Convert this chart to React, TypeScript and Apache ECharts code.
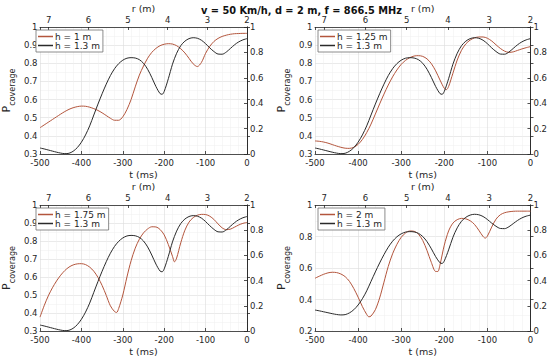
import React, { useEffect, useRef } from 'react';
import * as echarts from 'echarts';

const TITLE = 'v = 50 Km/h, d = 2 m, f = 866.5 MHz';
const REF_LABEL = 'h = 1.3 m';
const CMP_LABELS = ['h = 1 m', 'h = 1.25 m', 'h = 1.75 m', 'h = 2 m'];
const LEFT_MIN = [0.3, 0.3, 0.3, 0.2];
const LEFT_INTERVAL = [0.1, 0.1, 0.1, 0.2];
const R_MIN = 2;
const R_MAX = 7.22;

// h = 1.3 m reference curve [t (ms), P]
const h130: [number, number][] = [
  [-500, 0.333], [-490, 0.328], [-480, 0.322], [-470, 0.316], [-460, 0.31], [-450, 0.305],
  [-440, 0.302], [-430, 0.304], [-420, 0.315], [-410, 0.335], [-400, 0.365], [-390, 0.405],
  [-380, 0.455], [-370, 0.515], [-360, 0.575], [-350, 0.632], [-340, 0.685], [-330, 0.732],
  [-320, 0.77], [-310, 0.798], [-300, 0.817], [-290, 0.828], [-280, 0.831], [-270, 0.829],
  [-260, 0.82], [-250, 0.8], [-240, 0.767], [-230, 0.722], [-220, 0.672], [-210, 0.633],
  [-205, 0.629], [-200, 0.645], [-190, 0.715], [-180, 0.795], [-170, 0.855], [-160, 0.897],
  [-150, 0.922], [-140, 0.936], [-130, 0.941], [-120, 0.938], [-110, 0.927], [-100, 0.908],
  [-90, 0.885], [-80, 0.865], [-70, 0.851], [-60, 0.85], [-50, 0.862], [-40, 0.882],
  [-30, 0.902], [-20, 0.918], [-10, 0.929], [0, 0.936],
];

const h100: [number, number][] = [
  [-500, 0.445], [-490, 0.46], [-480, 0.475], [-470, 0.49], [-460, 0.505], [-450, 0.52],
  [-440, 0.534], [-430, 0.546], [-420, 0.555], [-410, 0.561], [-400, 0.564], [-390, 0.563],
  [-380, 0.558], [-370, 0.55], [-360, 0.54], [-350, 0.527], [-340, 0.512], [-330, 0.497],
  [-320, 0.486], [-310, 0.486], [-300, 0.505], [-290, 0.545], [-280, 0.6], [-270, 0.67],
  [-260, 0.735], [-250, 0.785], [-240, 0.828], [-230, 0.86], [-220, 0.882], [-210, 0.897],
  [-200, 0.905], [-190, 0.908], [-180, 0.906], [-170, 0.897], [-160, 0.88], [-150, 0.857],
  [-140, 0.827], [-130, 0.797], [-120, 0.782], [-110, 0.805], [-100, 0.855], [-90, 0.893],
  [-80, 0.92], [-70, 0.937], [-60, 0.948], [-50, 0.955], [-40, 0.96], [-30, 0.963],
  [-20, 0.964], [-10, 0.965], [0, 0.965],
];

const h125: [number, number][] = [
  [-500, 0.372], [-490, 0.37], [-480, 0.366], [-470, 0.36], [-460, 0.352], [-450, 0.344],
  [-440, 0.337], [-430, 0.332], [-420, 0.331], [-410, 0.337], [-400, 0.353], [-390, 0.38],
  [-380, 0.418], [-370, 0.465], [-360, 0.52], [-350, 0.576], [-340, 0.63], [-330, 0.68],
  [-320, 0.725], [-310, 0.763], [-300, 0.794], [-290, 0.816], [-280, 0.831], [-270, 0.84],
  [-260, 0.842], [-250, 0.838], [-240, 0.824], [-230, 0.798], [-220, 0.758], [-210, 0.708],
  [-200, 0.662], [-195, 0.655], [-190, 0.672], [-180, 0.745], [-170, 0.818], [-160, 0.872],
  [-150, 0.907], [-140, 0.928], [-130, 0.94], [-120, 0.945], [-110, 0.945], [-100, 0.938],
  [-90, 0.923], [-80, 0.902], [-70, 0.882], [-60, 0.867], [-50, 0.86], [-40, 0.863],
  [-30, 0.871], [-20, 0.879], [-10, 0.886], [0, 0.892],
];

const h175: [number, number][] = [
  [-500, 0.377], [-490, 0.44], [-480, 0.495], [-470, 0.54], [-460, 0.578], [-450, 0.61],
  [-440, 0.636], [-430, 0.655], [-420, 0.667], [-410, 0.673], [-400, 0.674], [-390, 0.669],
  [-380, 0.655], [-370, 0.632], [-360, 0.598], [-350, 0.553], [-340, 0.498], [-330, 0.44],
  [-320, 0.408], [-315, 0.403], [-310, 0.425], [-300, 0.5], [-290, 0.6], [-280, 0.69],
  [-270, 0.76], [-260, 0.81], [-250, 0.845], [-240, 0.867], [-230, 0.879], [-220, 0.878],
  [-210, 0.864], [-200, 0.834], [-190, 0.78], [-180, 0.715], [-175, 0.684], [-170, 0.705],
  [-160, 0.79], [-150, 0.86], [-140, 0.905], [-130, 0.93], [-120, 0.943], [-110, 0.948],
  [-100, 0.947], [-90, 0.938], [-80, 0.92], [-70, 0.895], [-60, 0.873], [-50, 0.863],
  [-40, 0.866], [-30, 0.877], [-20, 0.889], [-10, 0.898], [0, 0.903],
];

const h200: [number, number][] = [
  [-500, 0.535], [-490, 0.548], [-480, 0.56], [-470, 0.569], [-460, 0.573], [-450, 0.571],
  [-440, 0.562], [-430, 0.545], [-420, 0.515], [-410, 0.47], [-400, 0.415], [-390, 0.355],
  [-380, 0.305], [-375, 0.29], [-370, 0.295], [-360, 0.335], [-350, 0.41], [-340, 0.51],
  [-330, 0.61], [-320, 0.69], [-310, 0.75], [-300, 0.795], [-290, 0.822], [-280, 0.835],
  [-270, 0.833], [-260, 0.815], [-250, 0.775], [-240, 0.71], [-230, 0.635], [-220, 0.578],
  [-215, 0.578], [-210, 0.62], [-200, 0.745], [-190, 0.835], [-180, 0.885], [-170, 0.907],
  [-160, 0.915], [-150, 0.912], [-140, 0.9], [-130, 0.877], [-120, 0.84], [-110, 0.8],
  [-105, 0.79], [-100, 0.802], [-90, 0.86], [-80, 0.91], [-70, 0.938], [-60, 0.951],
  [-50, 0.957], [-40, 0.96], [-30, 0.961], [-20, 0.961], [-10, 0.961], [0, 0.961],
];

const CMP_DATA = [h100, h125, h175, h200];

const FONT = 'DejaVu Sans';
const INK = '#262626';
const RED = '#b3553c';
const BLACK = '#2a2a2a';

const GRIDS = [
  { left: 33, top: 27, width: 214, height: 127 },
  { left: 315, top: 27, width: 216, height: 127 },
  { left: 33, top: 205, width: 214, height: 127 },
  { left: 315, top: 205, width: 216, height: 127 },
];

export default function App() {
  const ref = useRef<HTMLDivElement>(null);
  useEffect(() => {
    if (!ref.current) return;
    const chart = echarts.init(ref.current, undefined, { renderer: 'svg' });
    const axisLine = { show: true, lineStyle: { color: INK, width: 0.8 } };
    const tick = { show: true, inside: true, length: 3, lineStyle: { color: INK, width: 0.8 } };
    const lbl = { color: INK, fontSize: 8.5, fontFamily: FONT };
    const major = { show: true, lineStyle: { color: '#dcdcdc', width: 0.6 } };
    const minor = { show: true, lineStyle: { color: '#eeeeee', width: 0.5 } };
    const nameStyle = { color: INK, fontSize: 9.5, fontFamily: FONT };

    const xAxis: any[] = [];
    const yAxis: any[] = [];
    const series: any[] = [];
    const legend: any[] = [];
    GRIDS.forEach((g, i) => {
      xAxis.push({
        type: 'value', gridIndex: i, position: 'bottom', min: -500, max: 0, interval: 100,
        axisLine, axisTick: tick, axisLabel: { ...lbl, margin: 4.5 },
        splitLine: major, minorTick: { show: false, splitNumber: 5 }, minorSplitLine: minor,
        name: 't (ms)', nameLocation: 'middle', nameGap: 15, nameTextStyle: nameStyle,
      });
      xAxis.push({
        type: 'value', gridIndex: i, position: 'top', min: R_MIN, max: R_MAX, interval: 1, inverse: true,
        axisLine, axisTick: tick,
        axisLabel: {
          ...lbl, margin: 3,
          formatter: (v: number) => (Math.abs(v - Math.round(v)) < 1e-6 ? String(Math.round(v)) : ''),
        },
        splitLine: { show: false },
        name: 'r (m)', nameLocation: 'middle', nameGap: 14, nameTextStyle: nameStyle,
      });
      yAxis.push({
        type: 'value', gridIndex: i, position: 'left', min: LEFT_MIN[i], max: 1, interval: LEFT_INTERVAL[i],
        axisLine, axisTick: tick, axisLabel: { ...lbl, margin: 2.5 },
        splitLine: major, minorTick: { show: false, splitNumber: 2 }, minorSplitLine: minor,
        name: '{p|P}{c|coverage}', nameLocation: 'middle', nameGap: 17,
        nameTextStyle: {
          color: INK, fontFamily: FONT,
          rich: {
            p: { fontSize: 11, lineHeight: 11, verticalAlign: 'top', color: INK, fontFamily: FONT },
            c: { fontSize: 8, lineHeight: 22, color: INK, fontFamily: FONT },
          },
        },
      });
      yAxis.push({
        type: 'value', gridIndex: i, position: 'right', min: 0, max: 1, interval: 0.2,
        axisLine, axisTick: tick, axisLabel: { ...lbl, margin: 3 },
        splitLine: { show: false },
      });
      series.push({
        type: 'line', name: CMP_LABELS[i], xAxisIndex: 2 * i, yAxisIndex: 2 * i,
        data: CMP_DATA[i], showSymbol: false, symbol: 'none', smooth: 0.3,
        color: RED, lineStyle: { color: RED, width: 1 },
      });
      series.push({
        type: 'line', name: REF_LABEL, xAxisIndex: 2 * i, yAxisIndex: 2 * i,
        data: h130, showSymbol: false, symbol: 'none', smooth: 0.3,
        color: BLACK, lineStyle: { color: BLACK, width: 1 },
      });
      legend.push({
        data: [CMP_LABELS[i], REF_LABEL], left: g.left + 3, top: g.top + 3, orient: 'vertical',
        icon: 'rect', itemWidth: 15, itemHeight: 1.5, itemGap: 0, padding: [2, 3, 2, 2],
        borderColor: '#707070', borderWidth: 0.8, backgroundColor: '#ffffff',
        selectedMode: false, textStyle: { fontSize: 9, color: INK, fontFamily: FONT, padding: [0, 0, 0, -3] },
      });
    });

    chart.setOption({
      animation: false,
      backgroundColor: '#ffffff',
      textStyle: { fontFamily: FONT },
      title: {
        text: TITLE, left: 196, top: 0,
        textStyle: { fontSize: 9.8, fontWeight: 'bold', color: '#111', fontFamily: FONT },
      },
      grid: GRIDS.map((g) => ({ ...g, containLabel: false })),
      xAxis, yAxis, series, legend,
    });
    return () => chart.dispose();
  }, []);
  return <div ref={ref} style={{ position: 'fixed', left: 0, top: 0, width: 550, height: 357 }} />;
}
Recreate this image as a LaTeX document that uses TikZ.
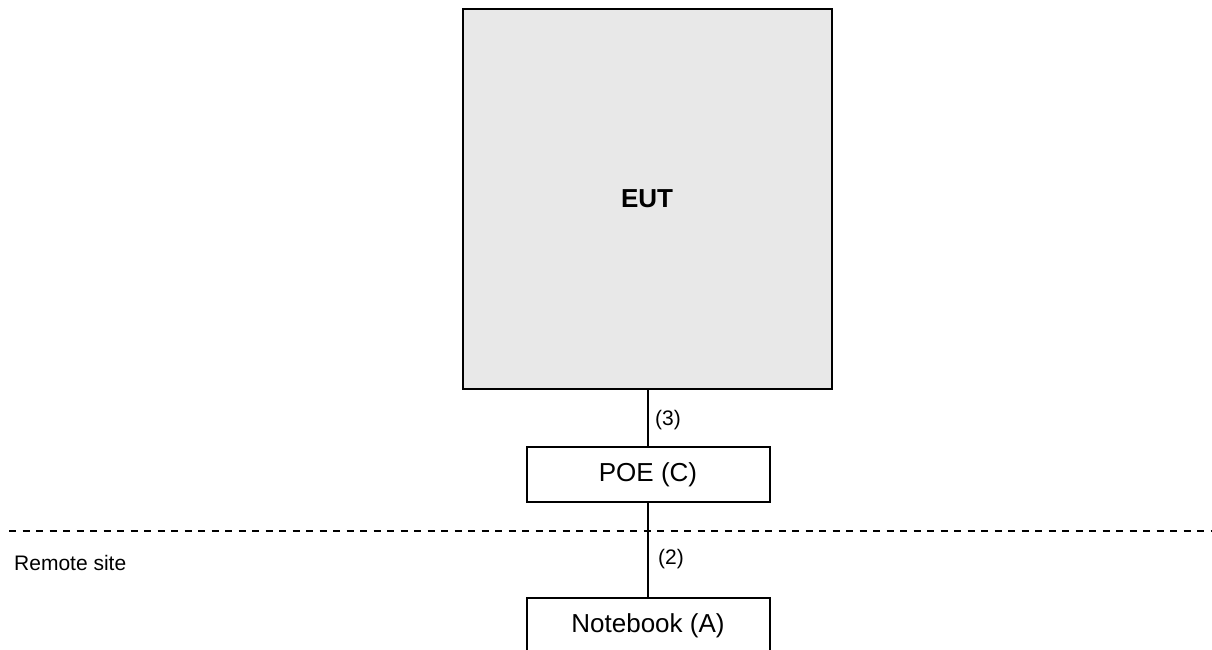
\documentclass[tikz,border=0pt]{standalone}
\usepackage{fontspec}
\setmainfont{Liberation Sans}
\definecolor{eutgray}{HTML}{E8E8E8}
\begin{document}
\begin{tikzpicture}[x=1pt,y=-1pt]
  \tikzstyle{every node}=[font=\fontsize{21}{24}\selectfont]
  \tikzstyle{unit}=[draw,line width=2pt,inner sep=0pt,minimum width=243pt,minimum height=55pt,font=\fontsize{26}{30}\selectfont]
 \useasboundingbox (0,0) rectangle (1212,649);
 \node[draw,fill=eutgray,line width=2pt,minimum width=369pt,minimum height=380pt,inner sep=0pt,font=\fontsize{26}{30}\selectfont\bfseries] (eut) at (647,199) {EUT};
 \node[unit] (poe) at (648,474.5) {POE (C)};
 \node[unit] (nb) at (648,625.5) {Notebook (A)};
 \node[anchor=west,inner sep=0pt] (l3) at (655,420) {(3)};
 \node[anchor=west,inner sep=0pt] (l2) at (658,559) {(2)};
 \node[anchor=west,inner sep=0pt] (site) at (14,563) {Remote site};
 \coordinate (sl) at (9,531);
 \coordinate (sr) at (1212,531);

 \draw [line width=1.8pt,dash pattern=on 7pt off 6.5pt] (sl) -- (sr);
 \draw [line width=1.5pt] (eut.south -| poe) -- (poe);
 \draw [line width=1.5pt] (poe) -- (nb);

\end{tikzpicture}
\end{document}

+-------+

AIM OF THE TASK –
Only the lines from the start of the material through the line containing "const R_MAX = 7.22;" should be transcribed. Pictures stay out.

SOLUTION –
Convert this chart to React, TypeScript and Apache ECharts code.
import React, { useEffect, useRef } from 'react';
import * as echarts from 'echarts';

const TITLE = 'v = 50 Km/h, d = 2 m, f = 866.5 MHz';
const REF_LABEL = 'h = 1.3 m';
const CMP_LABELS = ['h = 1 m', 'h = 1.25 m', 'h = 1.75 m', 'h = 2 m'];
const LEFT_MIN = [0.3, 0.3, 0.3, 0.2];
const LEFT_INTERVAL = [0.1, 0.1, 0.1, 0.2];
const R_MIN = 2;
const R_MAX = 7.22;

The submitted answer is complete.